El suicidio de Nicolás - Eje21
8 de abril de 2024

El suicidio de Nicolás

8 de junio de 2022
Por Juan Alvaro Montoya
Por Juan Alvaro Montoya
8 de junio de 2022

Es inexplicable la empatía que sembró el Zar Nicolás II en la historia. Perteneciente a la dinastía Romanov, su legado ha perdurado a través de los años dejando profundas lecciones que permiten hacer cábalas después de un siglo de su trágica muerte.

Nicolás no heredó un reino sin importancia u olvidado en la última esquina del planeta. Por el contrario. El imperio ruso se prolongaba sobre una extensa región euroasiática que al disolverse dio lugar al nacimiento de 36 países en 11 husos horarios que se encuentran amalgamados por estrechos lazos históricos, culturales, sociales y económicos.

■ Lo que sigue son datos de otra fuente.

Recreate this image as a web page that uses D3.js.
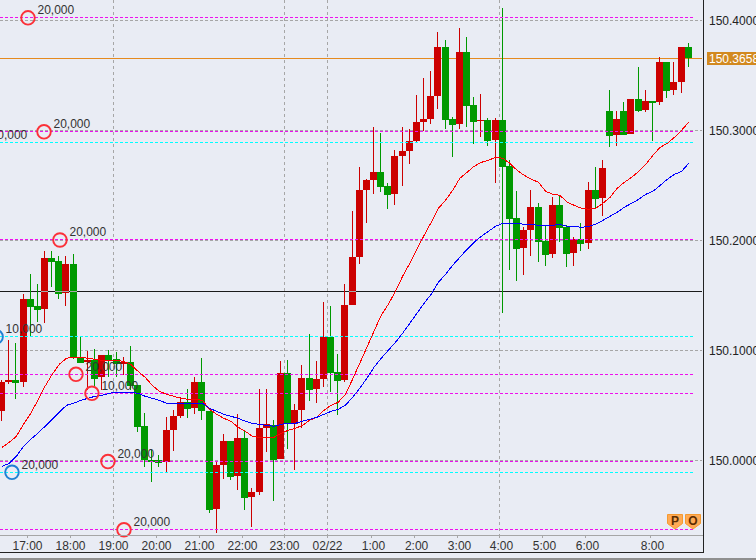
<!DOCTYPE html>
<html><head><meta charset="utf-8">
<script src="https://d3js.org/d3.v7.min.js"></script>
<style>
html,body{margin:0;padding:0;background:#e9ecf4;overflow:hidden}
svg{display:block}
text{font-family:"Liberation Sans",Arial,sans-serif;font-size:12px;fill:#333}
</style></head><body>
<svg id="c" width="756" height="560"></svg>
<script>
// all prices are given in thousandths above basePrice
const basePrice = 150;
const opens = [45.0,71.4,73.2,71.6,146.7,140.4,137.9,184.0,181.2,152.8,178.5,94.3,89.5,91.3,75.9,95.9,92.3,87.7,89.8,68.6,31.4,1.2,0.5,-0.6,27.8,40.5,53.2,47.8,71.4,45.3,-43.7,-4.0,17.8,-14.0,20.5,-33.1,-28.5,29.6,33.0,1.5,79.5,33.2,45.9,75.0,64.9,74.1,112.2,80.4,73.2,141.3,184.9,245.7,254.8,262.0,249.3,242.1,276.6,281.1,290.2,307.5,310.2,331.1,375.6,310.2,305.6,371.0,322.9,308.4,309.3,291.1,309.3,267.5,220.3,193.0,209.4,230.3,199.4,187.6,232.1,212.1,188.5,201.2,197.6,245.7,238.4,317.4,295.6,317.4,296.5,328.3,318.3,326.5,325.6,361.9,336.5,343.8,375.6];
const highs = [73.2,109.5,106.8,151.3,169.4,160.4,190.3,190.3,185.8,185.8,187.6,112.5,99.5,101.3,95.9,100.4,98.6,94.1,104.1,68.6,43.2,9.6,5.1,39.6,45.9,57.7,65.0,75.9,93.2,45.3,-1.0,24.2,17.8,42.9,27.8,-24.2,65.6,65.6,37.5,90.4,92.0,52.0,86.8,114.9,90.4,144.0,140.4,96.8,160.4,226.6,266.6,255.7,302.9,297.5,252.0,282.0,302.9,301.1,332.0,347.4,353.8,389.2,381.9,312.0,392.8,384.6,330.2,332.9,311.1,311.1,410.9,272.9,244.8,212.1,245.7,233.9,213.0,239.3,240.2,213.9,203.0,215.7,253.0,266.6,272.9,336.5,317.4,325.6,328.3,357.4,336.5,326.5,366.4,361.9,361.9,375.6,379.2];
const lows = [36.2,69.6,55.9,66.8,113.1,126.1,125.2,157.9,146.7,140.4,92.3,88.6,64.1,66.8,64.1,75.9,75.9,77.7,64.1,26.2,-5.8,-19.2,-5.5,-10.1,9.0,39.0,38.7,42.3,36.9,-47.3,-65.5,-16.1,-17.6,-26.7,-44.2,-60.0,-31.2,8.1,-36.4,1.5,10.5,-8.5,29.6,54.1,52.3,66.8,62.3,41.4,71.4,141.3,178.5,215.7,242.1,243.9,228.5,232.1,249.3,269.3,289.3,299.3,305.6,319.3,301.1,275.7,301.1,302.9,287.5,293.8,285.7,252.1,134.0,173.1,163.1,168.5,185.8,180.3,176.7,183.9,198.5,175.8,176.7,190.3,192.1,229.4,222.1,284.7,285.6,295.6,296.5,316.5,316.5,290.2,322.9,329.2,331.9,333.8,357.4];
const closes = [71.4,73.2,70.7,146.7,139.7,136.7,184.0,180.6,151.9,178.5,93.8,88.9,91.3,74.4,95.9,91.3,87.7,89.8,68.0,30.8,0.5,-0.6,-1.9,27.8,40.5,53.2,47.1,71.4,45.3,-44.9,-4.0,17.8,-14.9,20.5,-33.3,-28.5,29.6,33.2,0.5,79.5,33.2,45.9,75.0,64.1,74.1,112.2,79.5,72.3,141.3,184.9,245.7,254.8,262.0,248.4,241.2,276.6,281.1,290.2,307.5,310.2,331.1,375.6,309.3,304.7,371.0,321.9,307.5,309.3,290.2,309.3,266.6,219.4,192.1,209.4,230.3,198.5,186.7,232.1,211.2,187.6,201.2,196.7,245.7,237.5,265.7,294.7,310.2,295.6,328.3,317.4,326.5,324.7,361.9,335.6,343.8,375.6,365.8];
const redLine = [12.3,16.9,22.3,33.2,43.2,55.0,67.7,78.5,87.7,93.2,94.1,94.1,93.2,92.3,91.3,91.3,91.3,90.4,87.7,81.4,75.9,68.6,63.2,60.5,58.7,56.8,55.9,55.9,55.0,46.9,42.3,38.7,36.0,30.5,26.9,22.3,21.4,21.4,21.4,25.1,27.8,29.6,32.3,36.9,39.6,45.9,50.5,53.2,60.5,74.1,88.6,103.1,117.7,132.2,142.2,154.0,167.6,179.4,192.1,204.8,216.7,229.4,236.6,245.7,256.6,262.0,267.5,271.1,272.9,275.7,274.8,270.2,263.9,259.3,255.7,253.0,244.8,242.1,241.2,234.8,232.1,229.4,228.5,229.4,233.9,239.3,247.5,253.0,257.4,262.9,269.3,277.5,284.7,288.3,293.8,300.2,307.5];
const blueLine = [-4.9,-2.2,4.2,13.3,19.6,25.1,31.4,37.8,44.1,50.5,52.3,55.0,56.8,58.7,59.6,61.4,62.3,62.3,62.3,61.4,58.7,56.8,55.0,52.3,52.3,52.3,52.3,52.3,52.3,47.8,45.0,42.3,40.5,38.7,36.0,34.1,33.2,32.3,31.4,33.2,34.1,34.1,36.0,37.8,39.6,42.3,45.0,46.9,50.5,57.7,65.9,75.0,85.0,93.2,100.4,107.7,115.9,124.9,134.0,143.1,151.3,162.2,169.4,177.6,184.9,192.1,198.5,203.9,208.5,213.0,215.7,215.7,215.7,214.8,214.8,213.9,213.9,213.9,214.8,213.0,213.0,212.1,213.0,214.8,218.4,222.1,225.7,230.3,233.9,237.5,242.1,244.8,250.2,255.7,260.2,262.9,270.2];
const timeLabels = ["17:00","18:00","19:00","20:00","21:00","22:00","23:00","02/22","1:00","2:00","3:00","4:00","5:00","6:00","8:00"];
const timeSlots = [3.48,9.49,15.51,21.52,27.53,33.54,39.42,45.43,51.58,57.6,63.61,69.48,75.49,81.5,90.59];
const gridSlots = [15.51,39.42,45.43,69.48];
const priceTicks = [150.0,150.1,150.2,150.3,150.4];
const magentaLevels = [150.4023,150.2988,150.2006,150.0786,150.0614,149.9994,149.9374];
const cyanLevels = [150.2893,150.1127,149.9896];
const blackLevel = 150.1535;
const lastPrice = 150.3658;
const sellSlots = [3.62,5.86,8.09,10.33,12.56,14.8,17.04];
const sellPrices = [150.4023,150.2988,150.2006,150.0786,150.0614,149.9994,149.9374];
const sellAmounts = ["20,000","20,000","20,000","20,000","10,000","20,000","20,000"];
const buySlots = [-2.94,-0.84,1.38];
const buyPrices = [150.2893,150.1127,149.9896];
const buyAmounts = ["20,000","10,000","20,000"];
const badges = ["P","O"];

const svg = d3.select("#c");
const W = 756, H = 560, R = 703, B = 535;
const x = d3.scaleLinear().domain([0,96]).range([2.1,688.7]);
const y = d3.scaleLinear().domain([150,150.4]).range([460.9,20.4]);
const p = v => basePrice + v/1000;
const row = v => Math.floor(y(v)) + 0.5;
const col = s => Math.floor(x(s)) + 0.5;

svg.append("rect").attr("width",W).attr("height",H).attr("fill","#e9ecf4");

function hline(level, color, x2, dash){
  const l = svg.append("line").attr("x1",0).attr("x2",x2).attr("y1",row(level)).attr("y2",row(level))
    .attr("stroke",color).attr("stroke-width",1).attr("shape-rendering","crispEdges");
  if (dash) l.attr("stroke-dasharray",dash);
}
// vertical + horizontal grid
gridSlots.forEach(s=>{
  svg.append("line").attr("x1",col(s)).attr("x2",col(s)).attr("y1",0).attr("y2",B)
    .attr("stroke","#a6a6a6").attr("stroke-dasharray","3 3").attr("shape-rendering","crispEdges");
});
priceTicks.forEach(t=>hline(t,"#a6a6a6",R-1,"3 2"));
hline(blackLevel,"#1a1a1a",R-1);
hline(lastPrice,"#e58a1f",R-1);

// candles
const candles = svg.append("g");
opens.forEach((o,i)=>{
  const c = closes[i], up = c>=o, color = up?"#cc0000":"#009900";
  const left = Math.floor(x(i)-3.5);
  const top = Math.round(y(p(Math.max(o,c)))), bot = Math.round(y(p(Math.min(o,c))));
  const hi = Math.round(y(p(highs[i]))), lo = Math.round(y(p(lows[i])));
  candles.append("rect").attr("x",left+3).attr("width",1).attr("y",hi).attr("height",Math.max(1,lo-hi))
    .attr("fill",color).attr("shape-rendering","crispEdges");
  candles.append("rect").attr("x",left).attr("width",7).attr("y",top).attr("height",Math.max(1,bot-top))
    .attr("fill",color).attr("shape-rendering","crispEdges");
  // the black level shows through a body as a pale stripe
  const b = row(blackLevel);
  if (top < b && bot > b) {
    candles.append("rect").attr("x",left).attr("width",7).attr("y",b-.5).attr("height",1)
      .attr("fill","#a9a9a9").attr("shape-rendering","crispEdges");
  }
});

// order levels above the candles
magentaLevels.forEach(l=>hline(l,"#ee10ee",693,"3 2"));
cyanLevels.forEach(l=>hline(l,"#00ffff",693,"3 2"));

// moving averages
const line = d3.line().x((d,i)=>x(i)).y(d=>y(p(d)));
svg.append("path").attr("d",line(redLine)).attr("fill","none").attr("stroke","#ff0000").attr("stroke-width",1).attr("shape-rendering","crispEdges");
svg.append("path").attr("d",line(blueLine)).attr("fill","none").attr("stroke","#0000ff").attr("stroke-width",1).attr("shape-rendering","crispEdges");

// order markers
function marks(slots,prices,amounts,color){
  slots.forEach((s,i)=>{
    const cx=x(s), cy=y(prices[i]);
    svg.append("circle").attr("cx",cx).attr("cy",cy).attr("r",6.8).attr("fill","none")
      .attr("stroke",color).attr("stroke-width",1.9);
    svg.append("text").attr("x",cx+9.5).attr("y",cy-3.6).text(amounts[i]);
  });
}
marks(sellSlots,sellPrices,sellAmounts,"#fb3038");
marks(buySlots,buyPrices,buyAmounts,"#1f80d4");

// axes
const xAxis = svg.append("g").attr("transform",`translate(0,${B})`)
  .call(d3.axisBottom(x).tickValues(timeSlots).tickSize(3).tickPadding(3).tickFormat((d,i)=>timeLabels[i]));
xAxis.select(".domain").remove();
xAxis.selectAll(".tick line").attr("stroke","#a6a6a6").attr("shape-rendering","crispEdges");
xAxis.selectAll("text").attr("dy",null).attr("y",15.2)
  .attr("dx",(d,i)=>timeLabels[i].length<5?2:0)
  .style("font-size","12px").style("fill","#333");
svg.append("line").attr("x1",0).attr("x2",R).attr("y1",B+.5).attr("y2",B+.5).attr("stroke","#a6a6a6").attr("shape-rendering","crispEdges");

const yAxis = svg.append("g").attr("transform",`translate(${R},0)`)
  .call(d3.axisRight(y).tickValues(priceTicks).tickSize(0).tickPadding(6).tickFormat(d3.format(".4f")));
yAxis.select(".domain").remove();
yAxis.selectAll("text").attr("dy",null).attr("y",4).style("font-size","12px").style("fill","#222");

// frame
svg.append("line").attr("x1",R+.5).attr("x2",R+.5).attr("y1",0).attr("y2",552).attr("stroke","#222").attr("shape-rendering","crispEdges");
svg.append("line").attr("x1",0).attr("x2",R+1).attr("y1",552.5).attr("y2",552.5).attr("stroke","#222").attr("shape-rendering","crispEdges");
svg.append("rect").attr("x",0).attr("y",558).attr("width",W).attr("height",2).attr("fill","#8f8f8f");

// last price tag
svg.append("rect").attr("x",707).attr("y",52).attr("width",49).attr("height",13).attr("fill","#d2891f");
svg.append("text").attr("x",709).attr("y",y(lastPrice)+5).text(d3.format(".4f")(lastPrice)).style("fill","#fff");

// P / O badges
badges.forEach((b,i)=>{
  const l = 667 + i*18;
  svg.append("path").attr("d",`M${l+.5},514.5H${l+15.5}V523.5L${l+8},529L${l+.5},523.5Z`)
    .attr("fill","#ffaa55").attr("stroke","#f59a30");
  svg.append("text").attr("x",l+8).attr("y",525).attr("text-anchor","middle").text(b)
    .style("font-weight","bold").style("font-size","12px").style("fill","#5a2c00");
});
</script>
</body></html>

Sus gentes poseen características comunes que las han unido por siglos como un solo pueblo orgulloso de sus raíces. Si hoy Rusia se levanta ante el mundo como un imponente oso pardo, el imperio zarista era un águila portentosa cuyas alas cubrían un décimo de la población global bajo la voluntad de un solo hombre. La autocracia era su sello distintivo y los lazos que lo unían a sus ciudadanos tenían vínculos difíciles de disolver caracterizados por trescientos años de dominio familiar. Un gran sector del estamento amaba la monarquía y estuvieron dispuestos a luchar y morir por ella. Para acabar la dinastía de los Romanov era necesario que el gobierno zarista lo asumiera una persona incompetente, sumisa, insegura, débil y que además acertara para tomar la decisión equivocada en cada momento de su vida. Una combinación mortal difícil de alcanzar que infelizmente Nicolás superó.

Finalmente, la tormenta perfecta llegó y Nicolás II sucumbió al ser inferior al reto que comportaba dirigir el imperio más grande del mundo. La marcada desconexión del régimen con las desigualdades que abrumaban una población que, famélica, desfallecía en las calles; la represión autoritaria de las protestas ciudadanas; el débil control del Zar sobre las instituciones imperiales que eran comandadas por su esposa influenciada por un oscuro Rasputín que tenía su propia agenda para llenar sus bolsillos y acumular poder en torno a la opaca luz de la familia real; la incapacidad del régimen para entender el cambio de las condiciones políticas y la influencia socialista de los bolcheviques en las clases trabajadoras; la inestabilidad generada y no resuelta por la pérdida del conflicto con Japón y una irresponsable gestión en el frente occidental durante la primera guerra mundial que llevó al desespero y al hambre en general, devinieron en la abdicación irresponsable a su título como Zar y el final de la dinastía que gobernó Rusia por mas de tres siglos.

Nicolás II murió a manos de Yákov Yurovski, quien disparó sin parar contra el cuerpo de quién fuera el monarca más rico de Europa. Fue un asesinato calculado, premeditado y ordenado por la jerarquía bolchevique que había tomado el poder. Al destruir la familia real se terminaba una época. Sin embargo, la estupidez de Nicolás II fue de tal envergadura que, en lugar de homicidio, sus actos son dignos de un suicida que desprecia su vida pues la extrema negligencia de sus actuaciones resulta inexplicable.

La historia de Nicolás II no se limita al desaparecido Zar. Por todo el mundo abundan reyezuelos que, embebidos por los elogios que les propinan sus obsecuentes áulicos, terminan sucumbiendo ante el peso de sus propios errores enterrando consigo el destino de carreras y castas políticas heredadas. Parece que la fórmula del fracaso se repite en todas las latitudes de nuestro orbe: incapacidad manifiesta, megalomanía mayestática, ceguera crónica para observar los cambios sociales, sordera irremediable para escuchar las voces de sus críticos y una desconexión con su pueblo de tal magnitud que le hace creer que dirige un país diferente al suyo. Estos yerros de los gobernantes terminan en guerras absurdas con sus vecinos, en conquistas pírricas que exacerban para elevar virtudes que le son desconocidas, en el afán de mostrarse como líder regional cuando ni siquiera puede dirigir su propio equipo de trabajo o, inclusive, en ejercer su derecho al voto sobre una cómoda alfombra roja en un país que posee una inmensa población por debajo de la línea de pobreza y que debe mojar sus pies para ejercer el mismo derecho que su gobernante de turno. Tales dignatarios abren su propia fosa creyendo que la política está en los números y no en las personas.